* Begin GIVEN MATERIAL *
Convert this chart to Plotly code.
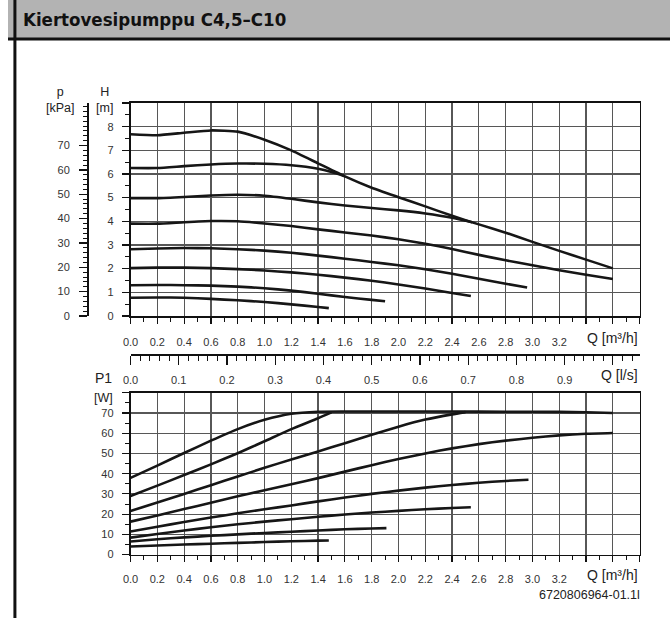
import plotly.graph_objects as go

# ---------------- data ----------------
# Upper chart: head H [m] vs flow Q [m³/h]
q_h1 = [0, 0.2, 0.4, 0.6, 0.8, 1.0, 1.2, 1.4, 1.6, 1.8, 2.0, 2.2, 2.4, 2.6, 2.8, 3.0, 3.2, 3.4, 3.6]
h1 = [7.68, 7.64, 7.74, 7.84, 7.79, 7.45, 7.00, 6.45, 5.90, 5.42, 5.02, 4.63, 4.23, 3.87, 3.52, 3.13, 2.75, 2.38, 2.01]
q_h2 = [0, 0.2, 0.4, 0.6, 0.8, 1.0, 1.2, 1.4, 1.5, 1.6]
h2 = [6.25, 6.25, 6.33, 6.40, 6.44, 6.43, 6.37, 6.22, 6.08, 5.90]
q_h3 = [0, 0.2, 0.4, 0.6, 0.8, 1.0, 1.2, 1.4, 1.6, 1.8, 2.0, 2.2, 2.4, 2.55]
h3 = [4.98, 4.98, 5.03, 5.09, 5.12, 5.08, 4.95, 4.80, 4.67, 4.56, 4.46, 4.33, 4.15, 3.96]
q_h4 = [0, 0.2, 0.4, 0.6, 0.8, 1.0, 1.2, 1.4, 1.6, 1.8, 2.0, 2.2, 2.4, 2.6, 2.8, 3.0, 3.2, 3.4, 3.6]
h4 = [3.90, 3.90, 3.96, 4.01, 4.00, 3.91, 3.80, 3.66, 3.53, 3.40, 3.24, 3.05, 2.83, 2.58, 2.35, 2.14, 1.93, 1.74, 1.56]
q_h5 = [0, 0.2, 0.4, 0.6, 0.8, 1.0, 1.2, 1.4, 1.6, 1.8, 2.0, 2.2, 2.4, 2.6, 2.8, 2.96]
h5 = [2.82, 2.85, 2.87, 2.86, 2.82, 2.76, 2.67, 2.55, 2.42, 2.28, 2.14, 1.97, 1.78, 1.57, 1.36, 1.20]
q_h6 = [0, 0.2, 0.4, 0.6, 0.8, 1.0, 1.2, 1.4, 1.6, 1.8, 2.0, 2.2, 2.4, 2.54]
h6 = [2.02, 2.04, 2.04, 2.02, 1.98, 1.92, 1.84, 1.74, 1.62, 1.49, 1.33, 1.16, 0.97, 0.84]
q_h7 = [0, 0.2, 0.4, 0.6, 0.8, 1.0, 1.2, 1.4, 1.6, 1.8, 1.9]
h7 = [1.30, 1.31, 1.30, 1.28, 1.24, 1.17, 1.07, 0.94, 0.80, 0.68, 0.62]
q_h8 = [0, 0.2, 0.4, 0.6, 0.8, 1.0, 1.2, 1.4, 1.48]
h8 = [0.77, 0.78, 0.77, 0.72, 0.66, 0.59, 0.49, 0.38, 0.33]

# Lower chart: power P1 [W] vs flow Q [m³/h]
q_p1 = [0, 0.2, 0.4, 0.6, 0.8, 1.0, 1.2, 1.4, 1.6, 2.0, 2.4, 2.8, 3.2, 3.4, 3.6]
p1 = [37.9, 44.0, 50.2, 56.3, 62.0, 66.6, 69.6, 70.6, 70.7, 70.7, 70.7, 70.6, 70.5, 70.3, 70.0]
q_p2 = [0, 0.2, 0.4, 0.6, 0.8, 1.0, 1.2, 1.4, 1.5]
p2 = [29.0, 34.1, 39.3, 44.6, 50.1, 56.0, 62.0, 67.4, 70.3]
q_p3 = [0, 0.2, 0.4, 0.6, 0.8, 1.0, 1.2, 1.4, 1.6, 1.8, 2.0, 2.2, 2.4, 2.5]
p3 = [21.5, 25.8, 30.0, 34.3, 38.6, 42.9, 47.0, 51.0, 55.0, 59.2, 63.2, 66.7, 69.3, 70.4]
q_p4 = [0, 0.2, 0.4, 0.6, 0.8, 1.0, 1.2, 1.4, 1.6, 1.8, 2.0, 2.2, 2.4, 2.6, 2.8, 3.0, 3.2, 3.4, 3.6]
p4 = [16.3, 19.3, 22.5, 25.6, 28.8, 31.8, 34.8, 37.8, 41.0, 44.2, 47.2, 50.0, 52.5, 54.6, 56.3, 57.7, 58.9, 59.7, 60.1]
q_p5 = [0, 0.2, 0.4, 0.6, 0.8, 1.0, 1.2, 1.4, 1.6, 1.8, 2.0, 2.2, 2.4, 2.6, 2.8, 2.97]
p5 = [11.4, 13.8, 16.1, 18.3, 20.4, 22.4, 24.3, 26.3, 28.2, 30.0, 31.6, 33.1, 34.4, 35.5, 36.4, 37.0]
q_p6 = [0, 0.2, 0.4, 0.6, 0.8, 1.0, 1.2, 1.4, 1.6, 1.8, 2.0, 2.2, 2.4, 2.54]
p6 = [8.4, 10.2, 11.9, 13.5, 15.0, 16.3, 17.5, 18.7, 19.8, 20.8, 21.6, 22.4, 23.0, 23.4]
q_p7 = [0, 0.2, 0.4, 0.6, 0.8, 1.0, 1.2, 1.4, 1.6, 1.8, 1.91]
p7 = [6.5, 7.6, 8.5, 9.3, 10.0, 10.7, 11.3, 11.9, 12.5, 12.9, 13.1]
q_p8 = [0, 0.2, 0.4, 0.6, 0.8, 1.0, 1.2, 1.4, 1.48]
p8 = [4.0, 4.5, 5.0, 5.4, 5.8, 6.2, 6.6, 6.9, 7.0]

# Tick labels
q_ticks = [round(0.2 * i, 1) for i in range(20)]          # 0.0 .. 3.8 m³/h
q_labels = [f"{v:.1f}" if v <= 3.2 else "" for v in q_ticks]
ls_ticks = [round(0.1 * i, 1) for i in range(11)]         # 0.0 .. 1.0 l/s
ls_labels = [f"{v:.1f}" if v <= 0.9 else "" for v in ls_ticks]
h_ticks = list(range(0, 10))
h_labels = [str(v) if v <= 8 else "" for v in h_ticks]
kpa_ticks = list(range(0, 80, 10))
kpa_labels = [str(v) for v in kpa_ticks]
w_ticks = list(range(0, 90, 10))
w_labels = [str(v) if v <= 70 else "" for v in w_ticks]

TITLE = "Kiertovesipumppu C4,5–C10"
CODE = "6720806964-01.1l"

# ---------------- layout helpers ----------------
FW, FH = 670, 624
def px(x):
    return x / FW
def py(y):
    return 1 - y / FH

X0, X1 = 124, 639.3
UP_T, UP_B = 104, 319
LO_T, LO_B = 396.5, 560
LS_Y = 357.5
Q_MAX = 3.8
KPA_MAX = 87.5

LINE = dict(color="#161616", width=2.6)
TICKFONT = dict(family="Liberation Sans, Arial, sans-serif", size=11, color="#333333")
LABFONT = dict(family="Liberation Sans, Arial, sans-serif", size=14, color="#222222")
GRID = "#575757"

fig = go.Figure()

upper = [(q_h1, h1), (q_h2, h2), (q_h3, h3), (q_h4, h4), (q_h5, h5), (q_h6, h6), (q_h7, h7), (q_h8, h8)]
lower = [(q_p1, p1), (q_p2, p2), (q_p3, p3), (q_p4, p4), (q_p5, p5), (q_p6, p6), (q_p7, p7), (q_p8, p8)]

for q, h in upper:
    fig.add_trace(go.Scatter(x=q, y=h, mode="lines", line=dict(**LINE, shape="spline", smoothing=0.5),
                             xaxis="x", yaxis="y", showlegend=False, hoverinfo="skip"))
for q, p in lower:
    fig.add_trace(go.Scatter(x=q, y=p, mode="lines", line=dict(**LINE, shape="spline", smoothing=0.5),
                             xaxis="x2", yaxis="y2", showlegend=False, hoverinfo="skip"))
# empty traces so that the secondary axes are drawn
fig.add_trace(go.Scatter(x=[], y=[], xaxis="x", yaxis="y3", showlegend=False, hoverinfo="skip"))
fig.add_trace(go.Scatter(x=[], y=[], xaxis="x3", yaxis="y4", showlegend=False, hoverinfo="skip"))

def qaxis(domain, anchor, standoff):
    return dict(domain=domain, anchor=anchor, range=[0, Q_MAX],
                tickmode="array", tickvals=q_ticks, ticktext=q_labels,
                ticks="outside", ticklen=6, tickwidth=1.2, tickcolor="#111",
                minor=dict(dtick=0.1, tick0=0, ticks="outside", ticklen=4, tickwidth=1, tickcolor="#111", showgrid=False),
                showgrid=True, gridcolor=GRID, gridwidth=1.2,
                showline=True, linecolor="#111", linewidth=1.8, mirror=True,
                zeroline=False, tickfont=TICKFONT, ticklabelstandoff=standoff, fixedrange=True)

xdom = [px(X0), px(X1)]
layout = dict(
    width=FW, height=FH, margin=dict(l=0, r=0, t=0, b=0), autosize=False,
    paper_bgcolor="white", plot_bgcolor="white", showlegend=False,
    xaxis=qaxis(xdom, "y", 9),
    xaxis2=qaxis(xdom, "y2", 7),
    yaxis=dict(domain=[py(UP_B), py(UP_T)], anchor="x", range=[0, 9],
               tickmode="array", tickvals=h_ticks, ticktext=h_labels,
               ticks="outside", ticklen=7, tickwidth=1.2, tickcolor="#111",
               minor=dict(dtick=0.5, tick0=0, ticks="outside", ticklen=4, tickwidth=1, tickcolor="#111", showgrid=False),
               showgrid=True, gridcolor=GRID, gridwidth=1.2,
               showline=True, linecolor="#111", linewidth=1.8, mirror=True,
               zeroline=False, tickfont=TICKFONT, ticklabelstandoff=6, fixedrange=True),
    yaxis2=dict(domain=[py(LO_B), py(LO_T)], anchor="x2", range=[0, 80],
                tickmode="array", tickvals=w_ticks, ticktext=w_labels,
                ticks="outside", ticklen=7, tickwidth=1.2, tickcolor="#111",
                minor=dict(dtick=5, tick0=0, ticks="outside", ticklen=4, tickwidth=1, tickcolor="#111", showgrid=False),
                showgrid=True, gridcolor=GRID, gridwidth=1.2,
                showline=True, linecolor="#111", linewidth=1.8, mirror=True,
                zeroline=False, tickfont=TICKFONT, ticklabelstandoff=6, fixedrange=True),
    yaxis3=dict(overlaying="y", anchor="free", position=px(80), side="left", range=[0, KPA_MAX],
                tickmode="array", tickvals=kpa_ticks, ticktext=kpa_labels,
                ticks="outside", ticklen=8, tickwidth=1.2, tickcolor="#111",
                minor=dict(dtick=2, tick0=0, ticks="outside", ticklen=4, tickwidth=1, tickcolor="#111", showgrid=False),
                showgrid=False, showline=True, linecolor="#111", linewidth=1.8,
                zeroline=False, tickfont=TICKFONT, ticklabelstandoff=7, fixedrange=True),
    # thin invisible strip that carries the l/s axis
    yaxis4=dict(domain=[py(LS_Y), py(LS_Y) + 0.002], anchor="x3", visible=False, range=[0, 1], fixedrange=True),
    xaxis3=dict(domain=xdom, anchor="y4", side="bottom", range=[0, Q_MAX / 3.6],
                tickmode="array", tickvals=ls_ticks, ticktext=ls_labels,
                ticks="outside", ticklen=9, tickwidth=1.2, tickcolor="#111",
                minor=dict(dtick=0.02, tick0=0, ticks="outside", ticklen=5, tickwidth=1, tickcolor="#111", showgrid=False),
                showgrid=False, showline=True, linecolor="#111", linewidth=1.8,
                zeroline=False, tickfont=TICKFONT, ticklabelstandoff=6, fixedrange=True),
)
fig.update_layout(**layout)

shapes = [
    dict(type="rect", xref="paper", yref="paper", x0=0, x1=1, y0=py(38.5), y1=1,
         fillcolor="#b3b3b3", line=dict(width=0), layer="below"),
    dict(type="line", xref="paper", yref="paper", x0=0, x1=1, y0=py(39.5), y1=py(39.5),
         line=dict(color="#111", width=3)),
    dict(type="line", xref="paper", yref="paper", x0=px(7), x1=px(7), y0=0, y1=1,
         line=dict(color="#111", width=3)),
]
fig.update_layout(shapes=shapes)

def ann(text, x, y, xanchor="center", font=LABFONT):
    return dict(text=text, x=px(x), y=py(y), xref="paper", yref="paper", showarrow=False,
                xanchor=xanchor, yanchor="middle", font=font)

SMALLLAB = dict(family="Liberation Sans, Arial, sans-serif", size=12.5, color="#222222")
annotations = [
    dict(text=f"<b>{TITLE}</b>", x=px(13), y=py(20), xref="paper", yref="paper", showarrow=False,
         xanchor="left", yanchor="middle",
         font=dict(family="DejaVu Sans Condensed, Liberation Sans Narrow, DejaVu Sans, sans-serif", size=18.5, color="#111")),
    ann("p<br>[kPa]", 53.5, 101, font=SMALLLAB),
    ann("H<br>[m]", 98, 101, font=SMALLLAB),
    ann("P1", 97, 382),
    ann("[W]", 97, 402, font=SMALLLAB),
    ann("Q [m³/h]", 640, 341, "right"),
    ann("Q [l/s]", 640, 379, "right"),
    ann("Q [m³/h]", 640, 581, "right"),
    ann(CODE, 642, 601, "right", dict(family="Liberation Sans, Arial, sans-serif", size=12.5, color="#222")),
]
fig.update_layout(annotations=annotations)

fig.write_html(
    "out.html",
    config={"displayModeBar": False, "staticPlot": True},
    post_script="document.body.style.margin='0';document.body.style.padding='0';document.body.style.overflow='hidden';",
)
* End GIVEN MATERIAL *
EXERCISE BRIEF:
Go through the lines above. Select every one that has the string "chart".

RESPONSE TO THIS TASK:
Convert this chart to Plotly code.
# Upper chart: head H [m] vs flow Q [m³/h]
# Lower chart: power P1 [W] vs flow Q [m³/h]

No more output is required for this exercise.